The next thing Martha did was dive into the inventory, organize a parts identification and quantity management system and get it computerized. She wanted to at least get it started and work out the bugs as she went along. In Martha’s opinion, a questionable activity will show up quicker from a computer report than a handwritten one.
Hiring two people from the same family will be a lot tougher at Perfecto Plumbing from now on.
“Anytime two people are able to get together and coerce on something, it’s going to happen,” Martha says. “Owners need to understand that. Be careful about hiring related employees.”
A much more rigorous system of checks and balances is being drafted by Martha for Perfecto Plumbing. She is looking through her entire company and says no one person will have authority anywhere there’s a chance of fraud or where resources can leak from the company. It will require at least two employees and maybe more.
Martha blames herself for the whole incident. She didn’t want to deal with the inventory issue and that opened opportunity’s door.
“I think people just need to be really careful about being too trusting,” she says. “No matter how detached I become from this company, I’m now going to keep my eye on everything.
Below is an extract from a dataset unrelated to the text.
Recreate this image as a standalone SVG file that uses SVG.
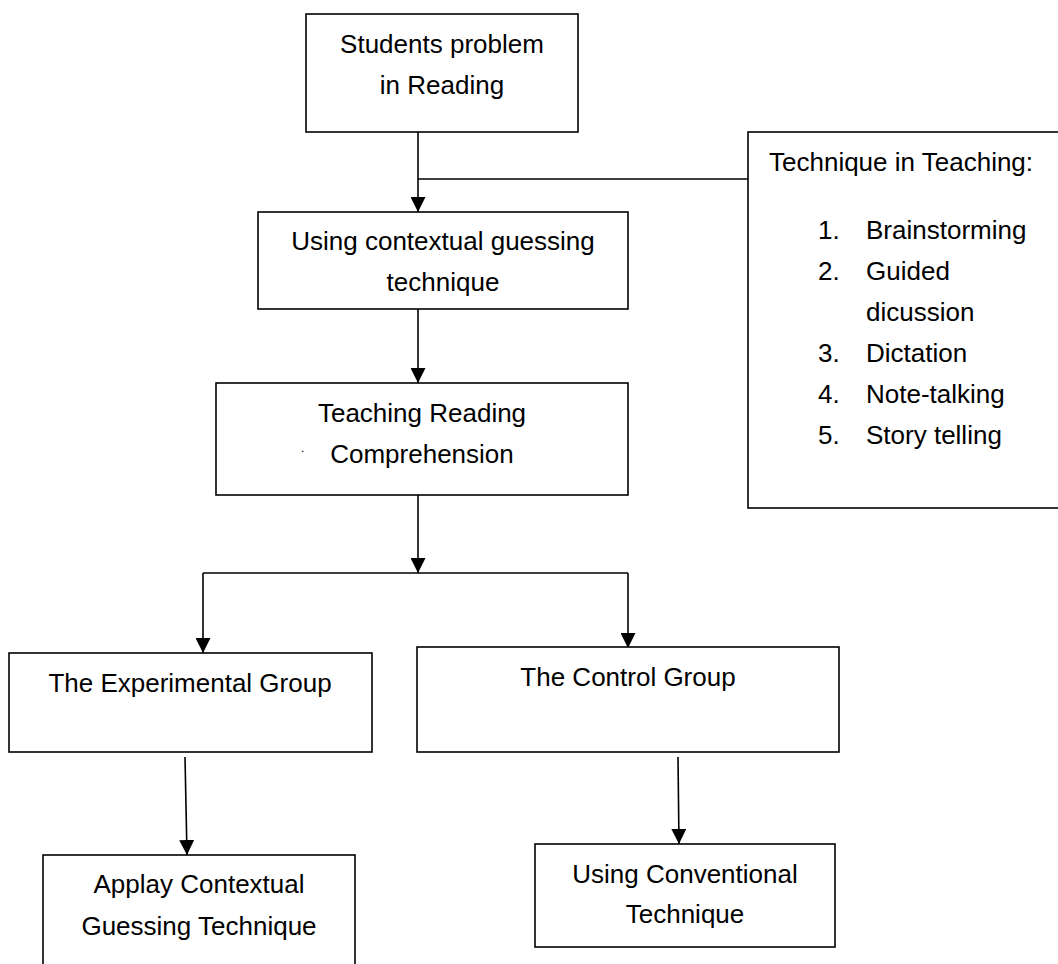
<svg xmlns="http://www.w3.org/2000/svg" width="1058" height="964" viewBox="0 0 1058 964">
<style>
.box{fill:#fff;stroke:#000;stroke-width:1.6}
.t{font-family:"Liberation Sans",Arial,sans-serif;font-size:26px;fill:#000}
.c{text-anchor:middle}
.ln{fill:none;stroke:#000;stroke-width:1.6}
</style>
<defs>
<marker id="ah" markerUnits="userSpaceOnUse" markerWidth="15" markerHeight="15" refX="15" refY="7.5" orient="auto">
<path d="M0,0 L15,7.5 L0,15 z" fill="#000"/>
</marker>
</defs>
<rect width="1058" height="964" fill="#fff"/>
<g id="connectors">
<line class="ln" x1="418" y1="132" x2="418" y2="212" marker-end="url(#ah)"/>
<line class="ln" x1="418" y1="179" x2="748" y2="179"/>
<line class="ln" x1="418" y1="309" x2="418" y2="383" marker-end="url(#ah)"/>
<line class="ln" x1="418" y1="495" x2="418" y2="573" marker-end="url(#ah)"/>
<polyline class="ln" points="203,573 628,573"/>
<line class="ln" x1="203" y1="573" x2="203" y2="653" marker-end="url(#ah)"/>
<line class="ln" x1="628" y1="573" x2="628" y2="648" marker-end="url(#ah)"/>
<line class="ln" x1="185" y1="757" x2="187" y2="855" marker-end="url(#ah)"/>
<line class="ln" x1="678" y1="757" x2="679" y2="844" marker-end="url(#ah)"/>
</g>
<g id="n-students">
<rect class="box" x="306" y="14" width="272" height="118"/>
<text class="t c" x="442" y="53">Students problem</text>
<text class="t c" x="442" y="94">in Reading</text>
</g>
<g id="n-technique">
<rect class="box" x="748" y="132" width="330" height="376"/>
<text class="t" x="769" y="171">Technique in Teaching:</text>
<text class="t" x="818" y="239">1.</text><text class="t" x="866" y="239">Brainstorming</text>
<text class="t" x="818" y="280">2.</text><text class="t" x="866" y="280">Guided</text>
<text class="t" x="866" y="321">dicussion</text>
<text class="t" x="818" y="362">3.</text><text class="t" x="866" y="362">Dictation</text>
<text class="t" x="818" y="403">4.</text><text class="t" x="866" y="403">Note-talking</text>
<text class="t" x="818" y="444">5.</text><text class="t" x="866" y="444">Story telling</text>
</g>
<g id="n-using">
<rect class="box" x="258" y="212" width="370" height="97"/>
<text class="t c" x="443" y="250">Using contextual guessing</text>
<text class="t c" x="443" y="291">technique</text>
</g>
<g id="n-teaching">
<rect class="box" x="216" y="383" width="412" height="112"/>
<text class="t c" x="422" y="422">Teaching Reading</text>
<text class="t" x="301" y="452" style="font-size:12px">.</text>
<text class="t c" x="422" y="463">Comprehension</text>
</g>
<g id="n-experimental">
<rect class="box" x="9" y="653" width="363" height="99"/>
<text class="t c" x="190" y="692">The Experimental Group</text>
</g>
<g id="n-control">
<rect class="box" x="417" y="647" width="422" height="105"/>
<text class="t c" x="628" y="686">The Control Group</text>
</g>
<g id="n-applay">
<rect class="box" x="43" y="855" width="312" height="130"/>
<text class="t c" x="199" y="893">Applay Contextual</text>
<text class="t c" x="199" y="935">Guessing Technique</text>
</g>
<g id="n-conventional">
<rect class="box" x="535" y="844" width="300" height="103"/>
<text class="t c" x="685" y="883">Using Conventional</text>
<text class="t c" x="685" y="923">Technique</text>
</g>
</svg>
At least spot-check operations. You have to give notice to your employees that you are watching.
“Sometimes I’ll go through the accounts payable and won’t see anything out of the ordinary. I’ll ask to have some checks copied from office employees. They’ll think I’m looking for something. It tends to keep them on their toes. No matter how well you’ve delegated, the bottom line is, as an owner, you have to keep your visibility within your organization high.”